▸ TASK DIRECTIONS: Give an exact transcription of every line, dropping the images.

--------------------------------

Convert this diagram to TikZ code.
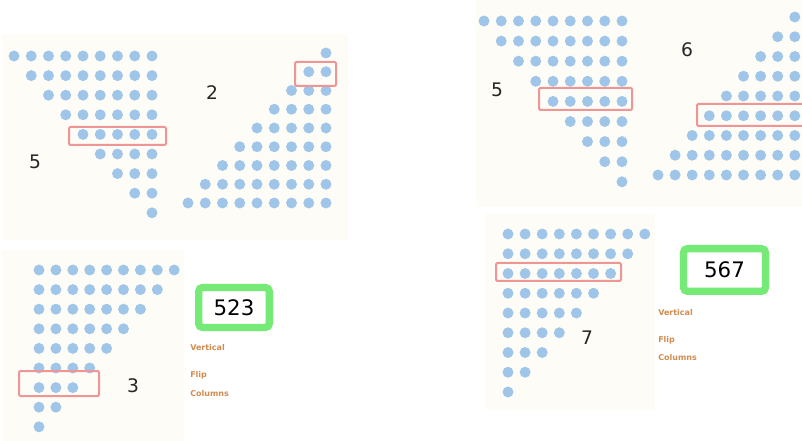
\documentclass[tikz,border=0pt]{standalone}
\usepackage{fontspec}
\setmainfont{DejaVu Sans}
\usepackage{tikz}
\definecolor{DotBlue}{RGB}{159,197,232}
\definecolor{RowRed}{RGB}{238,150,150}
\definecolor{SumGreen}{RGB}{118,234,118}
\definecolor{NoteOrange}{RGB}{210,140,80}
\definecolor{PanelCream}{RGB}{253,252,246}

\begin{document}
\begin{tikzpicture}[x=0.75pt, y=-0.75pt,
    dot/.style={fill=DotBlue},
    rowbox/.style={draw=RowRed, line width=1.5pt, rounded corners=1pt},
    count/.style={font=\fontsize{14}{16}\selectfont, text=black!85},
    sumbox/.style={draw=SumGreen, line width=5.5pt, rounded corners=3pt, fill=white,
      font=\fontsize{16}{18}\selectfont, inner sep=0pt},
    note/.style={anchor=west, inner sep=0pt, text=NoteOrange,
      font=\fontsize{6}{7}\selectfont\bfseries}]
  \useasboundingbox (0,0) rectangle (802,441);
  \fill[white] (0,0) rectangle (802,441);
  % faint panels
  \fill[PanelCream] (2,34) rectangle (348,240);
  \fill[PanelCream] (2,250) rectangle (184,441);
  \fill[PanelCream] (476,0) rectangle (802,207);
  \fill[PanelCream] (486,213) rectangle (655,410);

  % left half
  \foreach \i in {1,...,9}
    \foreach \j in {\i,...,9}
      \fill[dot] ({14+(\j-1)*17.25},{56+(\i-1)*19.6}) circle (4.1pt);
  \draw[rowbox] (69,127) rectangle (166,145);
  \node[count] (rowsA) at (35,162) {5};

  \foreach \i [evaluate=\i as \k using int(10-\i)] in {1,...,9}
    \foreach \j in {\k,...,9}
      \fill[dot] ({188+(\j-1)*17.25},{53+(\i-1)*18.75}) circle (4.1pt);
  \draw[rowbox] (295,62) rectangle (336,86);
  \node[count] (rowsB) at (212,93) {2};

  \foreach \i [evaluate=\i as \k using int(10-\i)] in {1,...,9}
    \foreach \j in {1,...,\k}
      \fill[dot] ({39+(\j-1)*16.9},{270+(\i-1)*19.6}) circle (4.1pt);
  \draw[rowbox] (19,371) rectangle (99,396);
  \node[count] (rowsC) at (133,386) {3};

  \node[sumbox, minimum width=53pt, minimum height=30pt] (sumL) at (234,307.5) {523};
  \node[note] (noteL1) at (190,348) {Vertical};
  \node[note] (noteL2) at (190,375) {Flip};
  \node[note] (noteL3) at (190,394) {Columns};

  % right half
  \foreach \i in {1,...,9}
    \foreach \j in {\i,...,9}
      \fill[dot] ({484+(\j-1)*17.25},{21+(\i-1)*20.1}) circle (4.1pt);
  \draw[rowbox] (539,88) rectangle (632,110);
  \node[count] (rowsD) at (497,90) {5};

  \foreach \i [evaluate=\i as \k using int(10-\i)] in {1,...,9}
    \foreach \j in {\k,...,9}
      \fill[dot] ({658+(\j-1)*17.1},{17+(\i-1)*19.75}) circle (4.1pt);
  \draw[rowbox] (697,104) rectangle (812,126);
  \node[count] (rowsE) at (687,50) {6};

  \foreach \i [evaluate=\i as \k using int(10-\i)] in {1,...,9}
    \foreach \j in {1,...,\k}
      \fill[dot] ({508+(\j-1)*17.1},{234+(\i-1)*19.75}) circle (4.1pt);
  \draw[rowbox] (496,263) rectangle (621,281);
  \node[count] (rowsF) at (587,338) {7};

  \node[sumbox, minimum width=61.5pt, minimum height=32pt] (sumR) at (724.5,270) {567};
  \node[note] (noteR1) at (658,313) {Vertical};
  \node[note] (noteR2) at (658,340) {Flip};
  \node[note] (noteR3) at (658,358) {Columns};
\end{tikzpicture}
\end{document}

--------------------------------

▸ SOLUTION TO THIS EXERCISE:
Convert this diagram to TikZ code.
\documentclass[tikz,border=0pt]{standalone}
\usepackage{fontspec}
\setmainfont{DejaVu Sans}
\usepackage{tikz}
\definecolor{DotBlue}{RGB}{159,197,232}
\definecolor{RowRed}{RGB}{238,150,150}
\definecolor{SumGreen}{RGB}{118,234,118}
\definecolor{NoteOrange}{RGB}{210,140,80}
\definecolor{PanelCream}{RGB}{253,252,246}

\begin{document}
\begin{tikzpicture}[x=0.75pt, y=-0.75pt,
    dot/.style={fill=DotBlue},
    rowbox/.style={draw=RowRed, line width=1.5pt, rounded corners=1pt},
    count/.style={font=\fontsize{14}{16}\selectfont, text=black!85},
    sumbox/.style={draw=SumGreen, line width=5.5pt, rounded corners=3pt, fill=white,
      font=\fontsize{16}{18}\selectfont, inner sep=0pt},
    note/.style={anchor=west, inner sep=0pt, text=NoteOrange,
      font=\fontsize{6}{7}\selectfont\bfseries}]
  \useasboundingbox (0,0) rectangle (802,441);
  \fill[white] (0,0) rectangle (802,441);
  % faint panels
  \fill[PanelCream] (2,34) rectangle (348,240);
  \fill[PanelCream] (2,250) rectangle (184,441);
  \fill[PanelCream] (476,0) rectangle (802,207);
  \fill[PanelCream] (486,213) rectangle (655,410);

  % left half
  \foreach \i in {1,...,9}
    \foreach \j in {\i,...,9}
      \fill[dot] ({14+(\j-1)*17.25},{56+(\i-1)*19.6}) circle (4.1pt);
  \draw[rowbox] (69,127) rectangle (166,145);
  \node[count] (rowsA) at (35,162) {5};

  \foreach \i [evaluate=\i as \k using int(10-\i)] in {1,...,9}
    \foreach \j in {\k,...,9}
      \fill[dot] ({188+(\j-1)*17.25},{53+(\i-1)*18.75}) circle (4.1pt);
  \draw[rowbox] (295,62) rectangle (336,86);
  \node[count] (rowsB) at (212,93) {2};

  \foreach \i [evaluate=\i as \k using int(10-\i)] in {1,...,9}
    \foreach \j in {1,...,\k}
      \fill[dot] ({39+(\j-1)*16.9},{270+(\i-1)*19.6}) circle (4.1pt);
  \draw[rowbox] (19,371) rectangle (99,396);
  \node[count] (rowsC) at (133,386) {3};

  \node[sumbox, minimum width=53pt, minimum height=30pt] (sumL) at (234,307.5) {523};
  \node[note] (noteL1) at (190,348) {Vertical};
  \node[note] (noteL2) at (190,375) {Flip};
  \node[note] (noteL3) at (190,394) {Columns};

  % right half
  \foreach \i in {1,...,9}
    \foreach \j in {\i,...,9}
      \fill[dot] ({484+(\j-1)*17.25},{21+(\i-1)*20.1}) circle (4.1pt);
  \draw[rowbox] (539,88) rectangle (632,110);
  \node[count] (rowsD) at (497,90) {5};

  \foreach \i [evaluate=\i as \k using int(10-\i)] in {1,...,9}
    \foreach \j in {\k,...,9}
      \fill[dot] ({658+(\j-1)*17.1},{17+(\i-1)*19.75}) circle (4.1pt);
  \draw[rowbox] (697,104) rectangle (812,126);
  \node[count] (rowsE) at (687,50) {6};

  \foreach \i [evaluate=\i as \k using int(10-\i)] in {1,...,9}
    \foreach \j in {1,...,\k}
      \fill[dot] ({508+(\j-1)*17.1},{234+(\i-1)*19.75}) circle (4.1pt);
  \draw[rowbox] (496,263) rectangle (621,281);
  \node[count] (rowsF) at (587,338) {7};

  \node[sumbox, minimum width=61.5pt, minimum height=32pt] (sumR) at (724.5,270) {567};
  \node[note] (noteR1) at (658,313) {Vertical};
  \node[note] (noteR2) at (658,340) {Flip};
  \node[note] (noteR3) at (658,358) {Columns};
\end{tikzpicture}
\end{document}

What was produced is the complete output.